─── DATASET CONTENT

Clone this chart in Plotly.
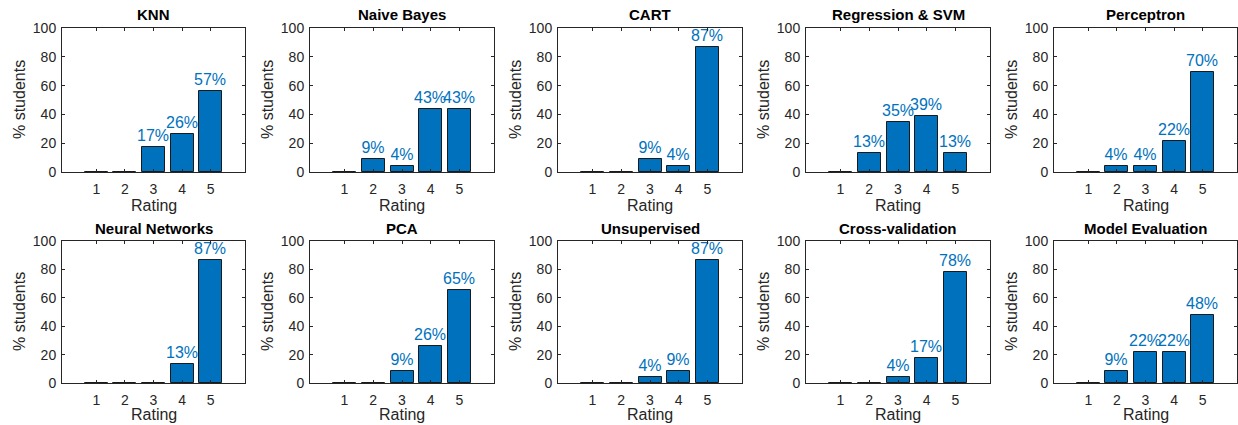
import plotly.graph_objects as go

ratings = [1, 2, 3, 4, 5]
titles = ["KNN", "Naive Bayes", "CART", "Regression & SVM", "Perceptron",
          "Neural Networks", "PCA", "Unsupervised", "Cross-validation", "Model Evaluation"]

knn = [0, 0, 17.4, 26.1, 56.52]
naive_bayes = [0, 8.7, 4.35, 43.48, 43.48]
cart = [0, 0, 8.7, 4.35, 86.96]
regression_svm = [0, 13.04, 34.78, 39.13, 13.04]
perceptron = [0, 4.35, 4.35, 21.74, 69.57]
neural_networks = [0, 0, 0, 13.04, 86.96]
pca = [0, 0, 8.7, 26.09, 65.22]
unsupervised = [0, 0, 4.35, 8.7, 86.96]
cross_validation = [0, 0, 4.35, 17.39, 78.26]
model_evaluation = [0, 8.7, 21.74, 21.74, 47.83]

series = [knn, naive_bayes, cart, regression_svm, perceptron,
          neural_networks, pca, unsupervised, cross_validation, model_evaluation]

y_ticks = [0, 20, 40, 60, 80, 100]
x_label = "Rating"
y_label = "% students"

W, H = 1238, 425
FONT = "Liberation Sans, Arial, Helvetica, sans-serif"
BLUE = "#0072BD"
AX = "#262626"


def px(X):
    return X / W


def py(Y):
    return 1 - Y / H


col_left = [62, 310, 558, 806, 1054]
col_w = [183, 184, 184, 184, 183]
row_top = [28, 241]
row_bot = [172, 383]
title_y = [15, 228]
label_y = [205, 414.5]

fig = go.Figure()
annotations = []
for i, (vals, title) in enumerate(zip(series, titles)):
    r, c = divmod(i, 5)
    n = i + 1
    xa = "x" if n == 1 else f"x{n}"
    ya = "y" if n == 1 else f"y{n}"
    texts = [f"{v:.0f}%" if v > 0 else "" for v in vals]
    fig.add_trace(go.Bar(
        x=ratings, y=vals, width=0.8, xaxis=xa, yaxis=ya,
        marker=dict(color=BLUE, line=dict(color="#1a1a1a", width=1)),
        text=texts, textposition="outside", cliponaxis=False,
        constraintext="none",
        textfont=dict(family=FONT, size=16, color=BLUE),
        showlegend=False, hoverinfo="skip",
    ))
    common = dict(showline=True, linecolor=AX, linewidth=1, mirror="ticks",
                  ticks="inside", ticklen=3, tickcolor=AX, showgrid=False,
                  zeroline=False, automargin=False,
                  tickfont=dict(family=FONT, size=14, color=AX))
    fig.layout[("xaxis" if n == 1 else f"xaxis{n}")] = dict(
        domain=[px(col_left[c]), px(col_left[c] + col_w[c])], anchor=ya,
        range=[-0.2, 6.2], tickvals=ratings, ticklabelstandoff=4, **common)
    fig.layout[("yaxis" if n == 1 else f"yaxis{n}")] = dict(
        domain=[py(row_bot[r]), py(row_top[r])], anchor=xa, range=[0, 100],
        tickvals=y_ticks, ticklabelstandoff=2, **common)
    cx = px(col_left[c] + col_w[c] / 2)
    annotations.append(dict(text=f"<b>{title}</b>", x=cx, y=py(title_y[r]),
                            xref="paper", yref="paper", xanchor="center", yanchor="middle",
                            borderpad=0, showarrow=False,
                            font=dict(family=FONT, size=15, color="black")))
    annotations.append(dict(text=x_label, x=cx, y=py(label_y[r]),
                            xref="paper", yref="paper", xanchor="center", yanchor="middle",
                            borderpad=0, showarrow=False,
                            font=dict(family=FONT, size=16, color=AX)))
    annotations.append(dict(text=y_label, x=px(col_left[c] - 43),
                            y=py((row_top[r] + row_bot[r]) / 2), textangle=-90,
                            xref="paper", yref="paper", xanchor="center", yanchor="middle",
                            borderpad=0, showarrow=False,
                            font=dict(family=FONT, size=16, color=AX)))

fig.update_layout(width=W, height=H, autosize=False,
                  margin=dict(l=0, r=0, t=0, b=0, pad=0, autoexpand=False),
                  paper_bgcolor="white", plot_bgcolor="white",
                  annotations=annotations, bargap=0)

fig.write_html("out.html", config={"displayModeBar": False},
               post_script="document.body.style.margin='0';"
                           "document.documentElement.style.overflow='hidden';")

──────

Reproduce the full listing above verbatim, with no pictures included.

EXPECTED ANSWER:
Clone this chart in Plotly.
import plotly.graph_objects as go

ratings = [1, 2, 3, 4, 5]
titles = ["KNN", "Naive Bayes", "CART", "Regression & SVM", "Perceptron",
          "Neural Networks", "PCA", "Unsupervised", "Cross-validation", "Model Evaluation"]

knn = [0, 0, 17.4, 26.1, 56.52]
naive_bayes = [0, 8.7, 4.35, 43.48, 43.48]
cart = [0, 0, 8.7, 4.35, 86.96]
regression_svm = [0, 13.04, 34.78, 39.13, 13.04]
perceptron = [0, 4.35, 4.35, 21.74, 69.57]
neural_networks = [0, 0, 0, 13.04, 86.96]
pca = [0, 0, 8.7, 26.09, 65.22]
unsupervised = [0, 0, 4.35, 8.7, 86.96]
cross_validation = [0, 0, 4.35, 17.39, 78.26]
model_evaluation = [0, 8.7, 21.74, 21.74, 47.83]

series = [knn, naive_bayes, cart, regression_svm, perceptron,
          neural_networks, pca, unsupervised, cross_validation, model_evaluation]

y_ticks = [0, 20, 40, 60, 80, 100]
x_label = "Rating"
y_label = "% students"

W, H = 1238, 425
FONT = "Liberation Sans, Arial, Helvetica, sans-serif"
BLUE = "#0072BD"
AX = "#262626"


def px(X):
    return X / W


def py(Y):
    return 1 - Y / H


col_left = [62, 310, 558, 806, 1054]
col_w = [183, 184, 184, 184, 183]
row_top = [28, 241]
row_bot = [172, 383]
title_y = [15, 228]
label_y = [205, 414.5]

fig = go.Figure()
annotations = []
for i, (vals, title) in enumerate(zip(series, titles)):
    r, c = divmod(i, 5)
    n = i + 1
    xa = "x" if n == 1 else f"x{n}"
    ya = "y" if n == 1 else f"y{n}"
    texts = [f"{v:.0f}%" if v > 0 else "" for v in vals]
    fig.add_trace(go.Bar(
        x=ratings, y=vals, width=0.8, xaxis=xa, yaxis=ya,
        marker=dict(color=BLUE, line=dict(color="#1a1a1a", width=1)),
        text=texts, textposition="outside", cliponaxis=False,
        constraintext="none",
        textfont=dict(family=FONT, size=16, color=BLUE),
        showlegend=False, hoverinfo="skip",
    ))
    common = dict(showline=True, linecolor=AX, linewidth=1, mirror="ticks",
                  ticks="inside", ticklen=3, tickcolor=AX, showgrid=False,
                  zeroline=False, automargin=False,
                  tickfont=dict(family=FONT, size=14, color=AX))
    fig.layout[("xaxis" if n == 1 else f"xaxis{n}")] = dict(
        domain=[px(col_left[c]), px(col_left[c] + col_w[c])], anchor=ya,
        range=[-0.2, 6.2], tickvals=ratings, ticklabelstandoff=4, **common)
    fig.layout[("yaxis" if n == 1 else f"yaxis{n}")] = dict(
        domain=[py(row_bot[r]), py(row_top[r])], anchor=xa, range=[0, 100],
        tickvals=y_ticks, ticklabelstandoff=2, **common)
    cx = px(col_left[c] + col_w[c] / 2)
    annotations.append(dict(text=f"<b>{title}</b>", x=cx, y=py(title_y[r]),
                            xref="paper", yref="paper", xanchor="center", yanchor="middle",
                            borderpad=0, showarrow=False,
                            font=dict(family=FONT, size=15, color="black")))
    annotations.append(dict(text=x_label, x=cx, y=py(label_y[r]),
                            xref="paper", yref="paper", xanchor="center", yanchor="middle",
                            borderpad=0, showarrow=False,
                            font=dict(family=FONT, size=16, color=AX)))
    annotations.append(dict(text=y_label, x=px(col_left[c] - 43),
                            y=py((row_top[r] + row_bot[r]) / 2), textangle=-90,
                            xref="paper", yref="paper", xanchor="center", yanchor="middle",
                            borderpad=0, showarrow=False,
                            font=dict(family=FONT, size=16, color=AX)))

fig.update_layout(width=W, height=H, autosize=False,
                  margin=dict(l=0, r=0, t=0, b=0, pad=0, autoexpand=False),
                  paper_bgcolor="white", plot_bgcolor="white",
                  annotations=annotations, bargap=0)

fig.write_html("out.html", config={"displayModeBar": False},
               post_script="document.body.style.margin='0';"
                           "document.documentElement.style.overflow='hidden';")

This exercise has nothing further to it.